Por: Maite Beorlegui
Dedicado a las Madres Buscadoras.
Ser mamá en el agitado siglo XXI constituye toda una proeza, especialmente cuando se busca mantener en paralelo un desarrollo profesional cada vez más exigente.
Sin embargo, contemplamos con mayor frecuencia cómo, a pesar de los avatares cotidianos que implican ambas responsabilidades, las mujeres deciden abrazar esta hermosa vivencia de dar vida, encontrando en ella una profunda plenitud.
Cambios físicos y mentales en el embarazo
Los fantasmas de la incertidumbre rondan con cada deseo y ante todo lo que se va presentando en cada etapa del embarazo: periodos de sueño excesivo que se alternan con el insomnio, antojos caprichosos y náuseas que transforman la relación con la comida. El cuerpo cambia poco a poco: el vientre crece, los pies se hinchan creando esa incómoda sensación de no caber en los zapatos habituales.
La transformación es inevitable. Cuando parece que todo mejora porque los achaques iniciales desaparecen, surge la sorpresa de los últimos meses: ninguna postura resulta cómoda, los sillones y la cama parecen haberse encogido, la destreza disminuye y el cansancio se apodera de ese cuerpo que, desde el principio, ha trabajado incansablemente para dos.

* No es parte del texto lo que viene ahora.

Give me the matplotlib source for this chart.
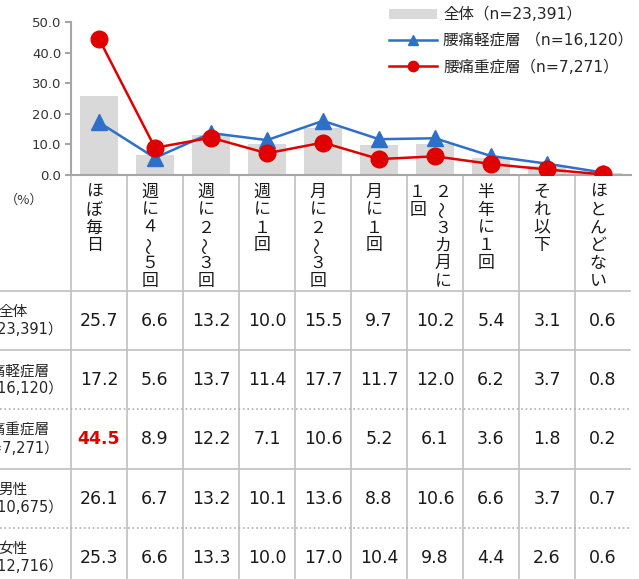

La naturaleza, sabia en su diseño, prepara al organismo para cada etapa venidera; ciertamente llegarán noches sin dormir y días de fatiga extrema. El nacimiento del bebé confirma que todo ha cambiado.
La llegada de un compañero de vida
Sin embargo, la llegada de ese pequeño ser, completamente dependiente, provoca un estremecimiento de amor en quien lo contempla, imaginando un futuro compartido y encontrando una profunda paz por haberlo logrado.
Comienza entonces la tertulia amorosa del amor incondicional, del descubrirse mutuamente en gestos y sonidos, del descifrar tiempos juntos. El tiempo, ese concepto abstracto, desaparece, robado por esa personita que, con sonrisas aún sin dientes, nos hace cómplices de su crecimiento.
Los abrazos se vuelven insaciables, queriendo protegerlos al tenerlos cerca. Las risas contagiosas nos llevan a desear que nunca cesen, pues manifiestan su felicidad y, con ella, la nuestra.
Viajar con ellos se convierte en una aventura que parece una mudanza por todo lo necesario; mientras nuestras ganas de dormir contrastan con su deseo insaciable de jugar.
Confirmamos que todo gira a su alrededor y que no hay manera de detener ni por un instante nuestro impulso por procurar su bienestar, convencidos cada día de que por ellos todo y para ellos siempre. ¿Qué importa no dormir sí, para realmente soñar, se precisa estar despiertos? ¡Cuántas ilusiones por compartir!

Los primeros pasos, tambaleantes, pero decididos, nos recuerdan que así se toma la vida. Una vida que transcurre velozmente entre colegios, libros y amistades, hasta que, sin apenas notarlo, se transforman en adolescentes que ‘adolecen de todo’, y por eso los queremos más, intentando comprender por dónde brincará la hormona y cuándo se ajustará con la neurona.
Maternidad madura, el fin de la codependencia
Nunca se deja de ser madre a pesar de todo y, a veces, con gran pesar, debemos entender que ya no seremos tan necesarias como lo fuimos al principio de sus vidas. La maternidad madura implica confiar en lo que hemos sembrado en sus corazones: los valores inculcados, las decisiones que tomen para sus vidas y, sobre todo, respetar su autonomía.
Creer que les somos indispensables solo genera falsas expectativas. Soltar y confiar, sabiendo que lo compartido con amor, regresa, a veces transformado, otras veces aumentado.

La energía para dar vida constituye la conexión más poderosa, un vínculo que trasciende incluso la partida. La maternidad es dar incansablemente, comprender infinitamente y, sobre todo, AMAR sin condiciones.